El libro, titulado así por uno de esas poéticas sorpresas que habitan en la espesura del diccionario —la tercera acepción de la definición de voz es “sonido que forman algunas cosas inanimadas, heridas del viento o hiriendo en él”—, es al mismo tiempo crónica y trágica predicción: “Se llamaba Nargiz y tenía alrededor de ochenta años cuando estalló la guerra entre Armenia y Azerbaiyán. Quizá empujada por la soledad y por el aburrimiento, la anciana empezó a informar, casa por casa, de los avatares de la contienda [...] Nargiz llevaba décadas viviendo sola, sintiéndose sola [...] Los vecinos son importantes en las aldeas armenias.

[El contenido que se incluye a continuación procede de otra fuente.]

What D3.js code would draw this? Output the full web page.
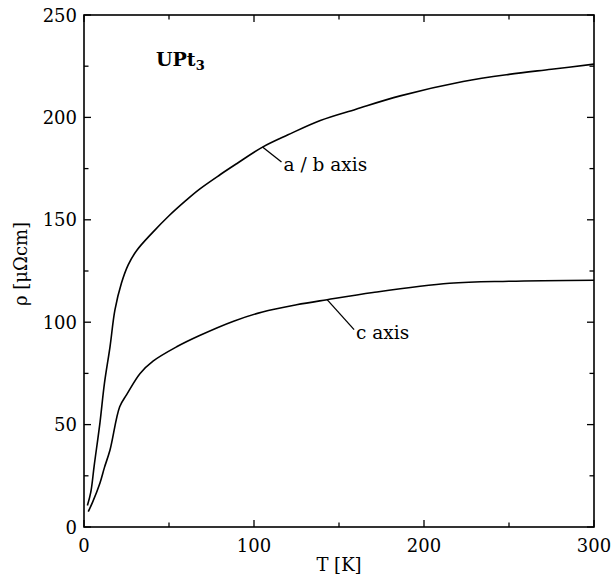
<!DOCTYPE html>
<html>
<head>
<meta charset="utf-8">
<script src="https://cdn.jsdelivr.net/npm/d3@7"></script>
<style>
  body { margin: 0; background: #fff; }
  svg text { font-family: "DejaVu Serif", serif; fill: #000; }
</style>
</head>
<body>
<svg id="chart" width="613" height="575"></svg>
<script>
// resistivity of UPt3 vs temperature, two current directions
var tempAB = [2, 4, 6, 9.4, 12, 15.3, 18.2, 22, 26, 31, 40, 50, 60, 68, 80, 90, 105, 120, 139, 160, 186, 223, 250, 275, 300];
var rhoAB  = [10.5, 17, 30, 51, 70, 88, 106, 119, 128, 135, 143.5, 152, 159.5, 165, 172, 177.5, 185.5, 191.5, 198.5, 204, 210.5, 217.5, 221, 223.5, 226];

var tempC = [2.5, 5, 9.4, 12, 15.3, 21, 25, 33, 40.6, 54.5, 68, 88, 105, 125, 143, 170, 215, 250, 300];
var rhoC  = [7.5, 12, 21.5, 29, 37.6, 58.7, 64.5, 75, 81, 88, 93.5, 100.5, 105, 108.5, 111, 114.5, 119, 120, 120.5];

var xTicks = [0, 100, 200, 300];
var xMinor = [50, 150, 250];
var yTicks = [0, 50, 100, 150, 200, 250];
var yMinor = [25, 75, 125, 175, 225];

(function(){
    var svg = d3.select('#chart'),
        plotLeft = 84, plotRight = 594, plotTop = 15, plotBottom = 527;

    var x = d3.scaleLinear().domain([0, 300]).range([plotLeft, plotRight]);
    var y = d3.scaleLinear().domain([0, 250]).range([plotBottom, plotTop]);

    function pairs(ts, vs) {
        return ts.map(function(t, i) { return [t, vs[i]]; });
    }

    var line = d3.line()
        .x(function(d) { return x(d[0]); })
        .y(function(d) { return y(d[1]); })
        .curve(d3.curveCatmullRom.alpha(0.5));

    // frame
    svg.append('rect')
        .attr('x', plotLeft).attr('y', plotTop)
        .attr('width', plotRight - plotLeft).attr('height', plotBottom - plotTop)
        .attr('fill', 'none').attr('stroke', '#000').attr('stroke-width', 1.6);

    // inward ticks on all four sides
    var ticks = svg.append('g').attr('stroke', '#000').attr('stroke-width', 1.3);
    function xTick(v, len) {
        ticks.append('line').attr('x1', x(v)).attr('x2', x(v)).attr('y1', plotBottom).attr('y2', plotBottom - len);
        ticks.append('line').attr('x1', x(v)).attr('x2', x(v)).attr('y1', plotTop).attr('y2', plotTop + len);
    }
    function yTick(v, len) {
        ticks.append('line').attr('y1', y(v)).attr('y2', y(v)).attr('x1', plotLeft).attr('x2', plotLeft + len);
        ticks.append('line').attr('y1', y(v)).attr('y2', y(v)).attr('x1', plotRight).attr('x2', plotRight - len);
    }
    xTicks.forEach(function(v) { xTick(v, 7); });
    xMinor.forEach(function(v) { xTick(v, 4.5); });
    yTicks.forEach(function(v) { yTick(v, 7); });
    yMinor.forEach(function(v) { yTick(v, 4.5); });

    svg.append('g').selectAll('text')
        .data(xTicks).enter().append('text')
        .attr('x', function(d) { return x(d); })
        .attr('y', 552)
        .attr('text-anchor', 'middle')
        .attr('font-size', 18)
        .text(function(d) { return d; });

    svg.append('g').selectAll('text')
        .data(yTicks).enter().append('text')
        .attr('x', 77)
        .attr('y', function(d) { return y(d) + 6.5; })
        .attr('text-anchor', 'end')
        .attr('font-size', 18)
        .text(function(d) { return d; });

    // curves
    svg.append('path')
        .datum(pairs(tempAB, rhoAB))
        .attr('d', line)
        .attr('fill', 'none').attr('stroke', '#000').attr('stroke-width', 1.6);

    svg.append('path')
        .datum(pairs(tempC, rhoC))
        .attr('d', line)
        .attr('fill', 'none').attr('stroke', '#000').attr('stroke-width', 1.6);

    // leader lines + labels
    var labels = [
        {t: 105, rho: 185.5, dx: 19, dy: 15, text: 'a / b axis'},
        {t: 143, rho: 111, dx: 27, dy: 30, text: 'c axis'}
    ];
    labels.forEach(function(l) {
        var px = x(l.t), py = y(l.rho);
        svg.append('line')
            .attr('x1', px).attr('y1', py)
            .attr('x2', px + l.dx).attr('y2', py + l.dy)
            .attr('stroke', '#000').attr('stroke-width', 1.3);
        svg.append('text')
            .attr('x', px + l.dx + 2)
            .attr('y', py + l.dy + 9)
            .attr('font-size', 18.5)
            .text(l.text);
    });

    // title
    var title = svg.append('text')
        .attr('x', 156).attr('y', 66)
        .attr('font-size', 19).attr('font-weight', 'bold');
    title.append('tspan').text('UPt');
    title.append('tspan').attr('font-size', 13).attr('dy', 4).text('3');

    // axis titles
    svg.append('text')
        .attr('x', x(150)).attr('y', 571)
        .attr('text-anchor', 'middle')
        .attr('font-size', 18)
        .text('T [K]');

    svg.append('text')
        .attr('transform', 'translate(27,264) rotate(-90)')
        .attr('text-anchor', 'middle')
        .attr('font-size', 18)
        .text('ρ [μΩcm]');
})();
</script>
</body>
</html>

A menudo, conforman una segunda familia y son especialmente necesarios cuando la soledad es lo único con lo que una persona comparte su enorme casa, diseñada para albergar una amplia familia que acoja a los hijos, a las mujeres de los hijos, a los nietos y a los bisnietos [...] Venera recuerda el valor con el que Nargiz se enfrentaba a la guerra. «¡Pero cómo te atreves a andar de un lado a otro contándonos lo que está pasando! ¡Pero no ves que estamos en guerra!», le advertía. «¿Y qué me van a hacer a mí, ni qué me importa ya, si solo soy una anciana?», respondía. Nargiz confió en su destinó y estaba en lo cierto. Murió de vejez después de la guerra. O al menos después de que se declarase el alto el fuego. Porque la guerra no ha terminado”. En el libro de Mendoza, no son pocas las personas que desconocen la edad que tienen: su tiempo y su memoria están tejidos de historias. Las edades de algunos, como Movses e Iskuhi, suceden descansando junto a un árbol, nadando en un lago, o en una casa con vistas al mar Mediterráneo. Sus vidas son más vida cuando se cuentan. Ahora, esa misma guerra de la anciana Nargiz ha vuelto a terminar. Desde las montañas llega un mensaje del viento: es Armenia, Artsaj y la diáspora, para quien tenga oídos y quiera escuchar.